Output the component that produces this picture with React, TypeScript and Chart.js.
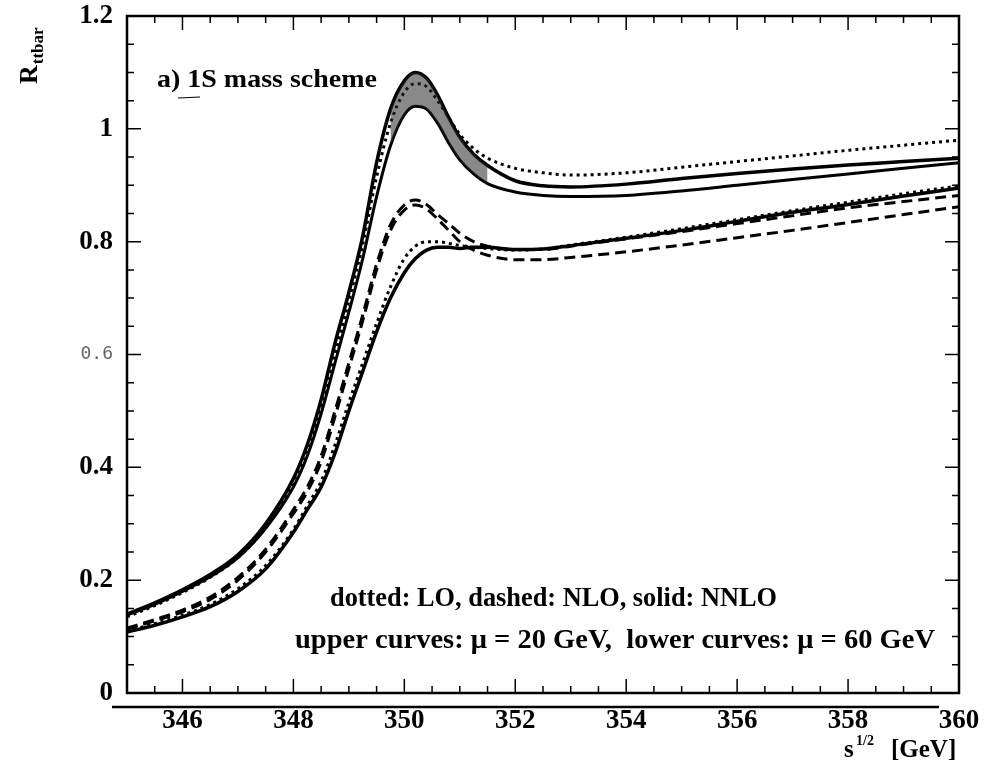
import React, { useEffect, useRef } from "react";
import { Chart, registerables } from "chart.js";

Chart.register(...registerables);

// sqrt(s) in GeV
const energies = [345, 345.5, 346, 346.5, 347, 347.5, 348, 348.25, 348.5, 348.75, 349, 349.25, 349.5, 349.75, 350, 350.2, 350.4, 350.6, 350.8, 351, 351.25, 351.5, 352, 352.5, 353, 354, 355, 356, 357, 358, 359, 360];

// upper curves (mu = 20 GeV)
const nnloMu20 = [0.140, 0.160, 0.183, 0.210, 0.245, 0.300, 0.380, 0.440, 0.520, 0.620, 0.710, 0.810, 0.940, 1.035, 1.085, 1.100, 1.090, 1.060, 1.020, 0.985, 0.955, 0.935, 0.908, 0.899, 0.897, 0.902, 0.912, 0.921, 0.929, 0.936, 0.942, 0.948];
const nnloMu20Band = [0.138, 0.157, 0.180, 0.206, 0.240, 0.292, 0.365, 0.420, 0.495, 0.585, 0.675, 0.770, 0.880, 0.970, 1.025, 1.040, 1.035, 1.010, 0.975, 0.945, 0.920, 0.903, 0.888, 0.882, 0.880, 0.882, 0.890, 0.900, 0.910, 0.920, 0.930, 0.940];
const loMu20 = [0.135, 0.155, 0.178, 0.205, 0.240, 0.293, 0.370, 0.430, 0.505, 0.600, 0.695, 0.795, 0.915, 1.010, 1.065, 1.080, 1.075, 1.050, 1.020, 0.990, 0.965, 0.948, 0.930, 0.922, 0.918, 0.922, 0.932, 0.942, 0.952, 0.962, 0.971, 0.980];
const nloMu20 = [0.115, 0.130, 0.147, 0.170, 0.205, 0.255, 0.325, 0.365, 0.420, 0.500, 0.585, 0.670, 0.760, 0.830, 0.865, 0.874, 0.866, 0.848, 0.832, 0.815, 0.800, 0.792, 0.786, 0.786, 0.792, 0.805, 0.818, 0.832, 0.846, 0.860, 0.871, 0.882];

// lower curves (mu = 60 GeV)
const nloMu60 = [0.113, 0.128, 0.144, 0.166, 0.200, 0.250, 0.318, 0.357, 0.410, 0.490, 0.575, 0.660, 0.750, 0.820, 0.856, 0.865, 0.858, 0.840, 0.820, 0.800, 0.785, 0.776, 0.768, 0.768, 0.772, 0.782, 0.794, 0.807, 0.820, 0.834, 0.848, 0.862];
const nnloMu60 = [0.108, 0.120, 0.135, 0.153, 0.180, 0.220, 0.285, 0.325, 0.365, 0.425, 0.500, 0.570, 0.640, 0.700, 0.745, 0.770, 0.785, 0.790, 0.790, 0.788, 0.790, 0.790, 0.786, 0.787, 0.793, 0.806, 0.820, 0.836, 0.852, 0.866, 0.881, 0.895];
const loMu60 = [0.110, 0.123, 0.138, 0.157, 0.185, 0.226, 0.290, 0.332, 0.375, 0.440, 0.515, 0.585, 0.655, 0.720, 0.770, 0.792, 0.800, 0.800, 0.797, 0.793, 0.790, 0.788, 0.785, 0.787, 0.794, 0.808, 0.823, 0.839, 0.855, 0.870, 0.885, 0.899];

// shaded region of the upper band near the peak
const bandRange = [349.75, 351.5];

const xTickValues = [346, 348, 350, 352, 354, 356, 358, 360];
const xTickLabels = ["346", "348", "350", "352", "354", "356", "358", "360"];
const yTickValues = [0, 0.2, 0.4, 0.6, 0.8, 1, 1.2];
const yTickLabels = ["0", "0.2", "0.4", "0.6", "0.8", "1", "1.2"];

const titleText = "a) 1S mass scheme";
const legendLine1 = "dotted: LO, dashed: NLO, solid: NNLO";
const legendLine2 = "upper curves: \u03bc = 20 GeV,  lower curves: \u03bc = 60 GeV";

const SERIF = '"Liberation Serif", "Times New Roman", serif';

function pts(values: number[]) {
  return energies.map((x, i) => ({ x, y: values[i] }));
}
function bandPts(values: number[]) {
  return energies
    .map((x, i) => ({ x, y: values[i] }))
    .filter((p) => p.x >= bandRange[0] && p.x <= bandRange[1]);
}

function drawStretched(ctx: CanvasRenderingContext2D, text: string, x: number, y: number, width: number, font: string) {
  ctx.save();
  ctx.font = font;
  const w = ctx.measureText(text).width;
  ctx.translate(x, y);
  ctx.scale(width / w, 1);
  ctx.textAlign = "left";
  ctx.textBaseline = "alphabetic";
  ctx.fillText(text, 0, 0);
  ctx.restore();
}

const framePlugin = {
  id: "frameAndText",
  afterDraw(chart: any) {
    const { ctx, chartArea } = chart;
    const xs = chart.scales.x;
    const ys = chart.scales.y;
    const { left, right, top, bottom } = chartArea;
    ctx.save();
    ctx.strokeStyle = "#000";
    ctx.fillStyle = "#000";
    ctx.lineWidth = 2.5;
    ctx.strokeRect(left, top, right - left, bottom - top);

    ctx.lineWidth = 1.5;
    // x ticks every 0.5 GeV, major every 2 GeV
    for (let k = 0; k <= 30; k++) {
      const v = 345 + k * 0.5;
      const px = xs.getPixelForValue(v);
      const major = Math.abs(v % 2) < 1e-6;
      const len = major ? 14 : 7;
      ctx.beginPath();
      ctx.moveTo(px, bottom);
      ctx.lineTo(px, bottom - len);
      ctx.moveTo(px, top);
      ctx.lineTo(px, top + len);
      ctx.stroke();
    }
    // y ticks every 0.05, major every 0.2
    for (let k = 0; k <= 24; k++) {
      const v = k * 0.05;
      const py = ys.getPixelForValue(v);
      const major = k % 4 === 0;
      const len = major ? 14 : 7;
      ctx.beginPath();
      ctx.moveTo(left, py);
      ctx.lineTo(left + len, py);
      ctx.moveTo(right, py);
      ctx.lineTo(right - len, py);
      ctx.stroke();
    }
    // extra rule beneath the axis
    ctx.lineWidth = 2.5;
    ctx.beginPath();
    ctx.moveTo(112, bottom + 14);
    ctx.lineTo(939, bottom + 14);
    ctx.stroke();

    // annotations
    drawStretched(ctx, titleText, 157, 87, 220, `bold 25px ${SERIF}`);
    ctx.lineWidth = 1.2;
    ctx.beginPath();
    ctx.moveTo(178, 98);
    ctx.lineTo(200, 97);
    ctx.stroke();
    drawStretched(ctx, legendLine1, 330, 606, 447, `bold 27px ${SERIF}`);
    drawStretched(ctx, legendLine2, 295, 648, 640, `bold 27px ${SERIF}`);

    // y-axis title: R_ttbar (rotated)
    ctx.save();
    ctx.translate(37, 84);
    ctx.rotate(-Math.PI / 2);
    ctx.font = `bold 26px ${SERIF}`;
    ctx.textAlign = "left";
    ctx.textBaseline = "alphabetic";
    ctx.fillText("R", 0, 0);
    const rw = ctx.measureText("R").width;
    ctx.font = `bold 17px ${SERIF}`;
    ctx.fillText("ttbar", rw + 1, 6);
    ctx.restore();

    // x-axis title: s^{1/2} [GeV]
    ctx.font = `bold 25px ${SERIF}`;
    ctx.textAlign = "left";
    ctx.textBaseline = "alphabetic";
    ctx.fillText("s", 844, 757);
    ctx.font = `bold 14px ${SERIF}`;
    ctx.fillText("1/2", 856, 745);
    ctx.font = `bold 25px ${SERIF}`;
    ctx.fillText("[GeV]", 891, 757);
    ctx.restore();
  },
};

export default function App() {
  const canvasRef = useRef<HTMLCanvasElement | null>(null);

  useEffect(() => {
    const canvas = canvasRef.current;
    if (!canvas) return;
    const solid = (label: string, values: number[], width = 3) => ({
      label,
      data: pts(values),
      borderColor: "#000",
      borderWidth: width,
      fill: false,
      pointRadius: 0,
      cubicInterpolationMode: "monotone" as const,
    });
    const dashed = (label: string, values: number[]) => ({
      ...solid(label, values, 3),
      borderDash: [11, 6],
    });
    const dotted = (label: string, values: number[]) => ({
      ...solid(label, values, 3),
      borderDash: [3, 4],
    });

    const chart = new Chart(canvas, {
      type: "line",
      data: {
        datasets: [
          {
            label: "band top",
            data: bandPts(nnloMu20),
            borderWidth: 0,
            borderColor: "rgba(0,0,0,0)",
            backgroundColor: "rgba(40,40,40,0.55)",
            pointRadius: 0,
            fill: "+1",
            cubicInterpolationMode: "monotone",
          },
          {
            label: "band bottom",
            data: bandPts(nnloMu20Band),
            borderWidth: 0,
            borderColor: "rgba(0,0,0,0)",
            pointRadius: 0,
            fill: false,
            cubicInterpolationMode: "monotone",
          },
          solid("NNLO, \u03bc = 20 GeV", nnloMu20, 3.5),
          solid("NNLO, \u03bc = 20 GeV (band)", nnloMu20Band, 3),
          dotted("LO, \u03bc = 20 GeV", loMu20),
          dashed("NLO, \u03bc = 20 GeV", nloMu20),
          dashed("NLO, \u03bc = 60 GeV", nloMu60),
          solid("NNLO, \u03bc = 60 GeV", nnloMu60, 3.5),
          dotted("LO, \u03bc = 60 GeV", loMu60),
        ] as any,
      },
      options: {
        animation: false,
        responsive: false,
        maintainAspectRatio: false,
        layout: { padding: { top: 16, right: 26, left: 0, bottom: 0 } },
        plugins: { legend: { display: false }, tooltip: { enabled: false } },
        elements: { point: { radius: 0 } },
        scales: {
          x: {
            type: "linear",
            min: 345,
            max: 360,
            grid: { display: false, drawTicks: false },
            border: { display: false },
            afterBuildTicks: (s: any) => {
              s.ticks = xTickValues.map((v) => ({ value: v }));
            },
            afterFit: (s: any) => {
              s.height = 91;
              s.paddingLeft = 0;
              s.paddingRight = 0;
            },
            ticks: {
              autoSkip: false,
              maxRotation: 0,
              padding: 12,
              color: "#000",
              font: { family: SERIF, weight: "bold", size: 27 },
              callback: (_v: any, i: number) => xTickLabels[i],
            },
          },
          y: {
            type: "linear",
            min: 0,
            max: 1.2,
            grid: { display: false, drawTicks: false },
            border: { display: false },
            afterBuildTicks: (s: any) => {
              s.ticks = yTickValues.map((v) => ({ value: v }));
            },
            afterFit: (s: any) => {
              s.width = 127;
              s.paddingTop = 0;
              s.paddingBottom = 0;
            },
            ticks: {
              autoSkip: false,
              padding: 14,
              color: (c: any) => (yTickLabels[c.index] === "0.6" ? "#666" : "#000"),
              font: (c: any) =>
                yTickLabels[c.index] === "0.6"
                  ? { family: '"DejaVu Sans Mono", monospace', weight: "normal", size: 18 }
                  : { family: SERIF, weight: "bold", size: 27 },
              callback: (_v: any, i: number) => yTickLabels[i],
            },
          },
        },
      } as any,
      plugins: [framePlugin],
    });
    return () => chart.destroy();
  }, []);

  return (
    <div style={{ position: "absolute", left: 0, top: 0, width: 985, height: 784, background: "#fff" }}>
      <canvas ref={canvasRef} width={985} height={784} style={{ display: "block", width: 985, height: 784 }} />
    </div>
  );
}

REQUIRED WORK -> Return, unchanged, the lines from the first line of the material through the line that holds "358, 359, 360];", inclusive, omitting pictures.

COMPLETED TASK ->
Output the component that produces this picture with React, TypeScript and Chart.js.
import React, { useEffect, useRef } from "react";
import { Chart, registerables } from "chart.js";

Chart.register(...registerables);

// sqrt(s) in GeV
const energies = [345, 345.5, 346, 346.5, 347, 347.5, 348, 348.25, 348.5, 348.75, 349, 349.25, 349.5, 349.75, 350, 350.2, 350.4, 350.6, 350.8, 351, 351.25, 351.5, 352, 352.5, 353, 354, 355, 356, 357, 358, 359, 360];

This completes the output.